Lala, sapaan akrabnya, merupakan anak pertama dari tiga bersaudara. Ayahnya seorang petani yang sesekali bekerja serabutan membantu warga membangun rumah, sementara ibunya seorang ibu rumah tangga. Dengan penghasilan tak lebih dari Rp500.000,00 per bulan, orang tua Lala tetap berjuang keras agar anak-anak mereka bisa bersekolah.
Kini, ia bersyukur bisa diterima di Unusa dengan beasiswa KIPK. “Motivasi terbesar saya adalah bapak dan mamak. Mereka dari keluarga kurang mampu, bahkan hanya lulusan SD, tapi mereka nggak nyerah untuk pendidikan anak-anaknya. Termasuk menyekolahkan saya biar bisa jadi sarjana pertama di keluarga,” ujarnya, Senin (8/9).
Sejak SMP hingga SMA, Lala bersekolah di Labuan Bajo dan harus tinggal bersama saudara karena jarak dari rumah cukup jauh. Setiap hari ia menempuh perjalanan kaki sekitar 30 menit menuju sekolah. Keputusan bersekolah di Labuan Bajo diambil karena biaya pendidikan lebih terjangkau bagi kondisi ekonomi keluarganya.
“Waktu SMP dan SMA, saya sekolah di Bajo, ikut tinggal dengan saudara. Kalau berangkat ya jalan kaki, karena jaraknya cukup jauh, kalau jalan sekitar 30 menit,” pungkasnya.
Diceritakannya, sejak kecil, Lala pernah bercita-cita menjadi dokter. Namun, memasuki jenjang SMP, ia mulai realistis melihat kondisi ekonomi keluarga. Keinginannya pun beralih menjadi apoteker. Sayangnya, saat mencoba jalur Seleksi Nasional Berdasarkan Prestasi (SNBP) pada kelas 3 SMA, ia tidak diterima. Sempat putus asa, Lala akhirnya mencari informasi beasiswa kuliah. “Dulu pengennya jadi dokter, lalu saya berubah pikiran. Terus saat SMA, puji tuhan saya dapat kesempatan untuk mendaftar SNBP, tapi ternyata tidak diterima juga, dah sempat menyerah,” ujarnya.

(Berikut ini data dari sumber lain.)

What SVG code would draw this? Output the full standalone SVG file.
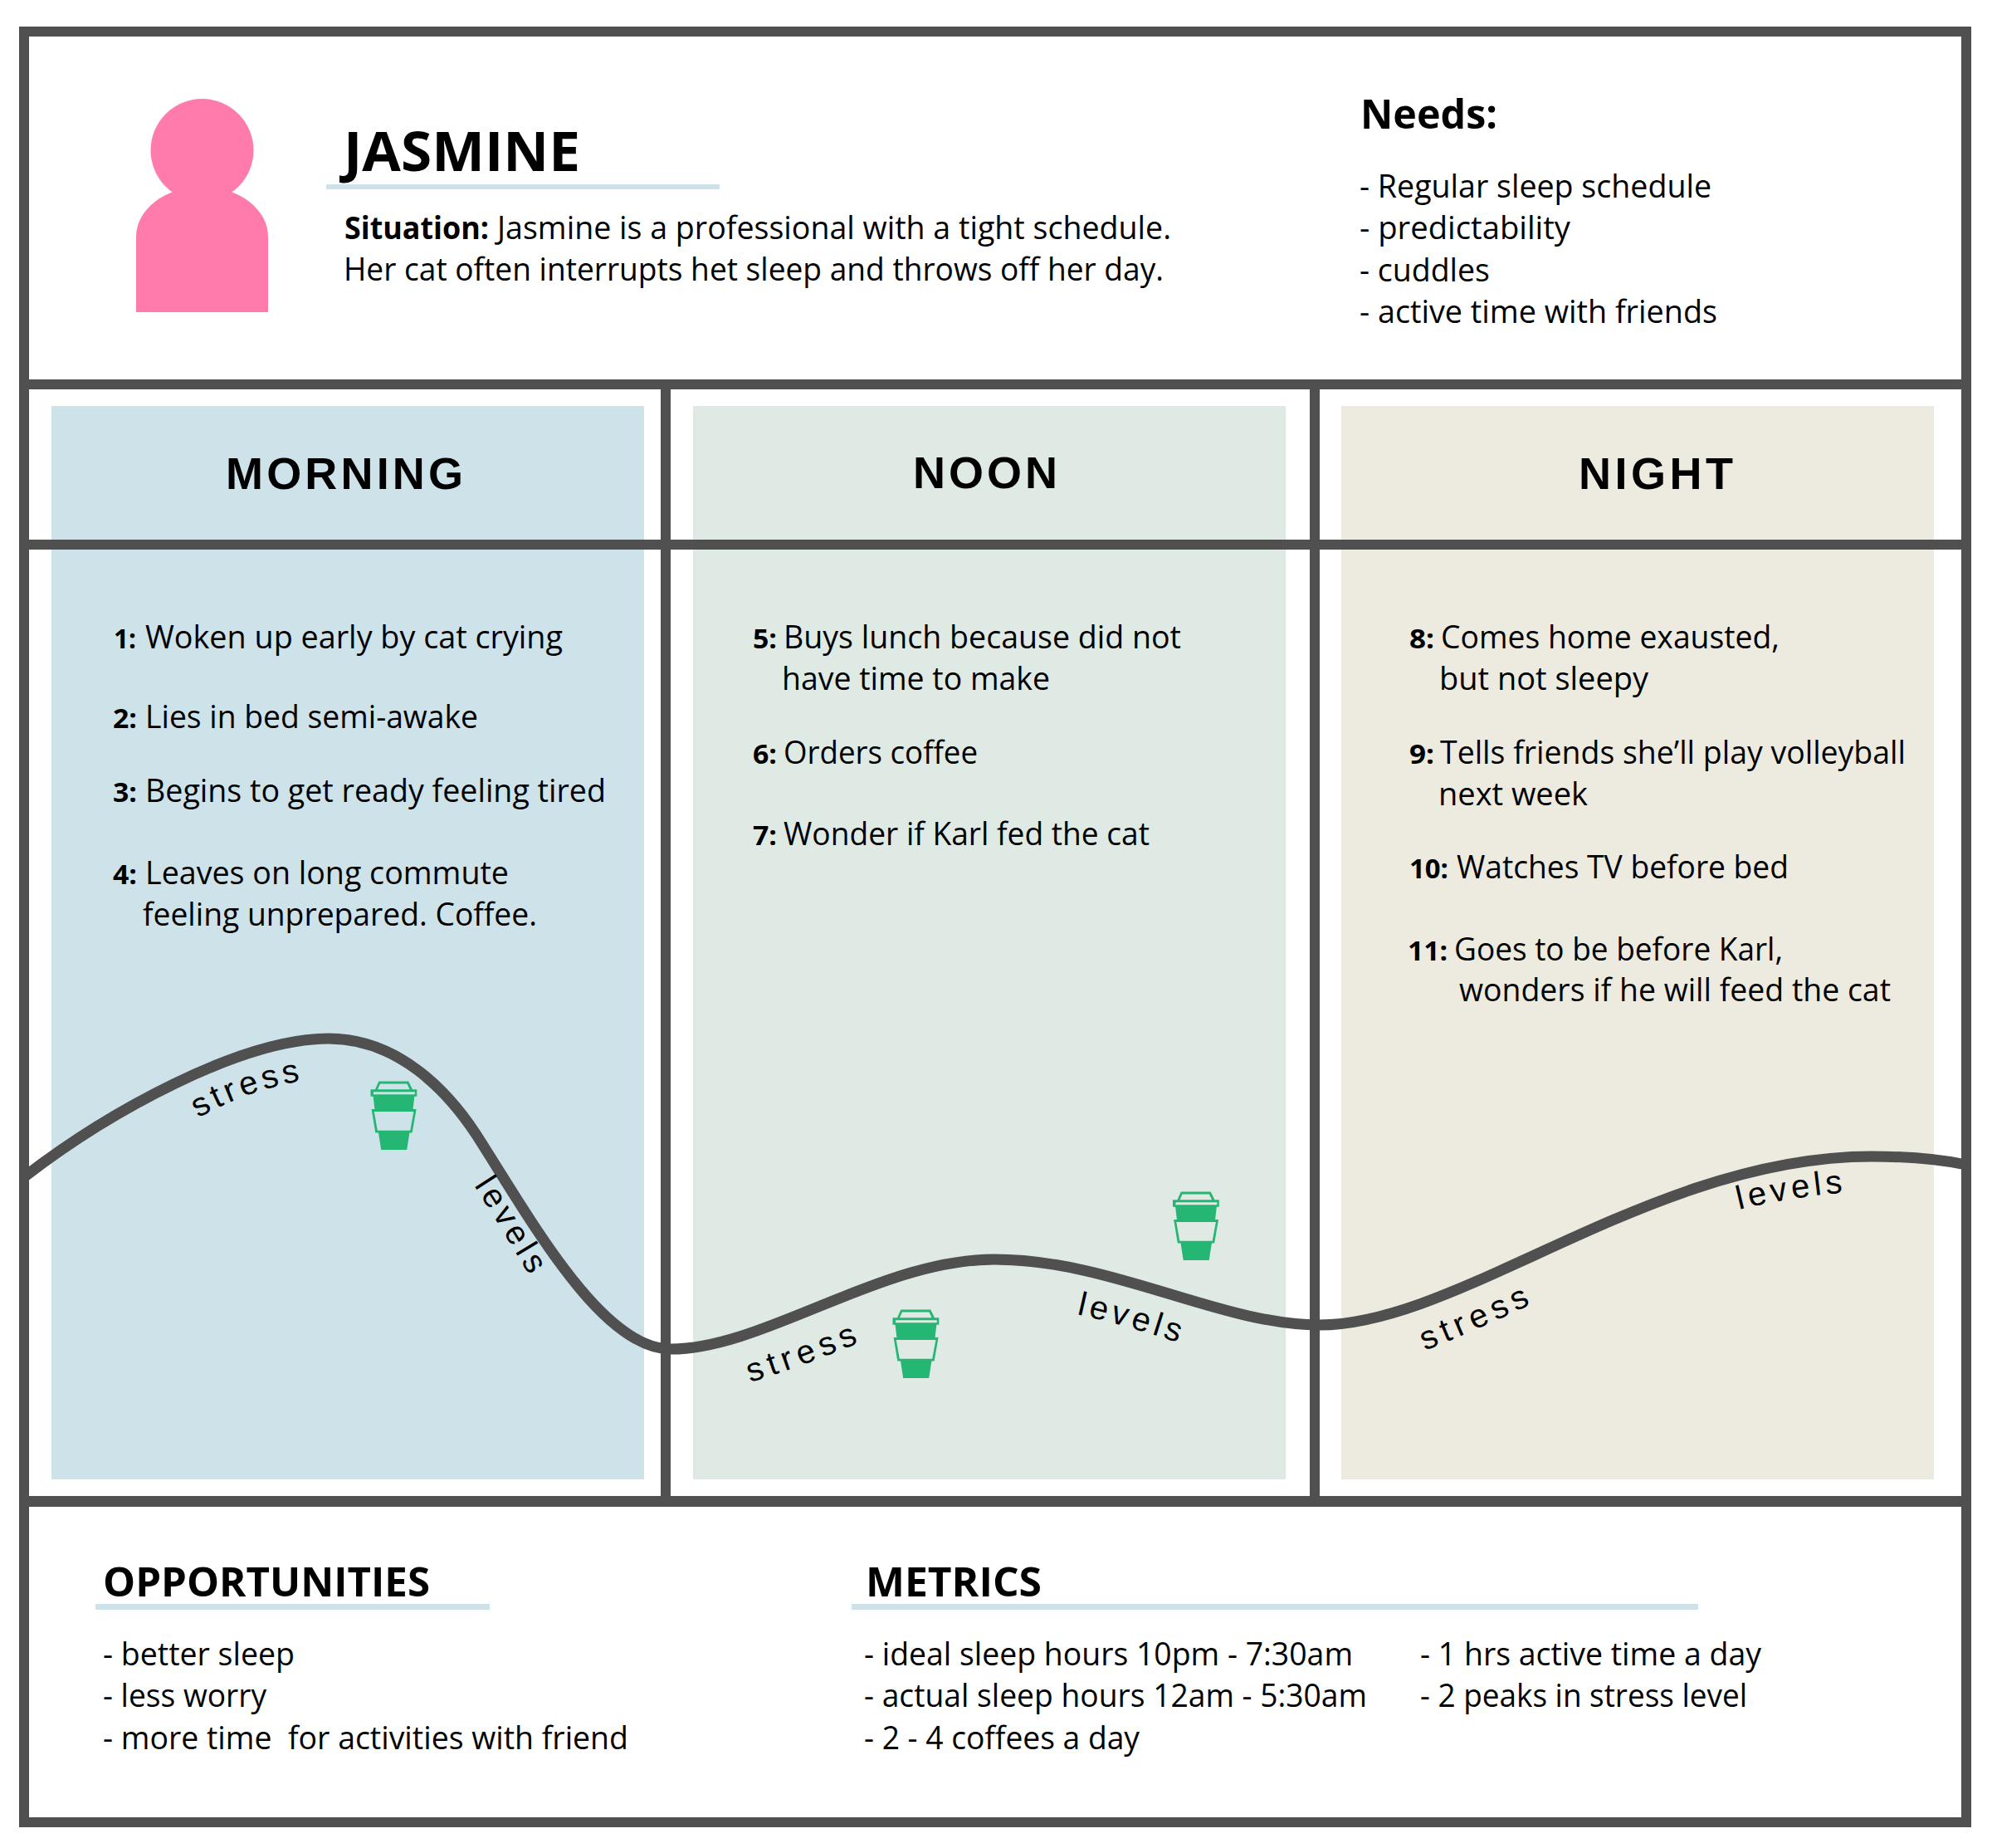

Kabar dari kakaknya membuat Lala menyadari bahwa biaya kuliah farmasi cukup tinggi. Saat itulah ia menemukan informasi tentang Unusa. Meski sempat ragu karena kampus ini mayoritas mahasiswanya muslim, Lala memberanikan diri mendaftar dengan beasiswa KIPK. Bahkan sempat ada cibiran dari orang sekitar yang meremehkan pilihannya, namun Lala tidak mundur.
“Beberapa orang yang tahu saya mendaftar di Unusa sempat bilang kalau tidak akan diterima kan di sana banyak yang muslim. Tapi itu semua akhirnya membuktikan saya bisa jadi mahasiswa di Unusa,” cerita Lala.
Perjalanan masuk Unusa pun penuh lika-liku. Lala awalnya mencoba mendaftar ke jurusan keperawatan dan kebidanan, tetapi tidak memenuhi persyaratan tinggi badan. Ia kemudian disarankan memilih program studi Analis Kesehatan atau Gizi. Atas arahan kedua orang tuanya, Lala akhirnya memilih Gizi meski sempat merasa kecewa karena tidak sesuai harapan awal.
“Ya sempat sedih karena tidak sesuai apa yang diinginkan, awalnya dokter, lalu apoteker, lalu daftar di bidan dan perawat juga ditolak. Akhirnya Bapak saya menyarankan di Gizi, dan akhirnya bisa keterima di Unusa dengan KIPK,” kenang Lala penuh haru.
Bagi Lala, keluarga adalah alasan utama untuk terus berjuang. Dengan tekad kuat dan doa, ia yakin bisa menyelesaikan studi dan mewujudkan harapan menjadi kebanggaan orang tua di kampung halamannya.
“Tetap semangat, gunakan bantuan yang diterima sebaik mungkin untuk meraih cita-cita, entah itu dari orang tua juga, karena kita tidak tahu bagaimana orang tua kita berjuang untuk pendidikan kita,” tegasnya.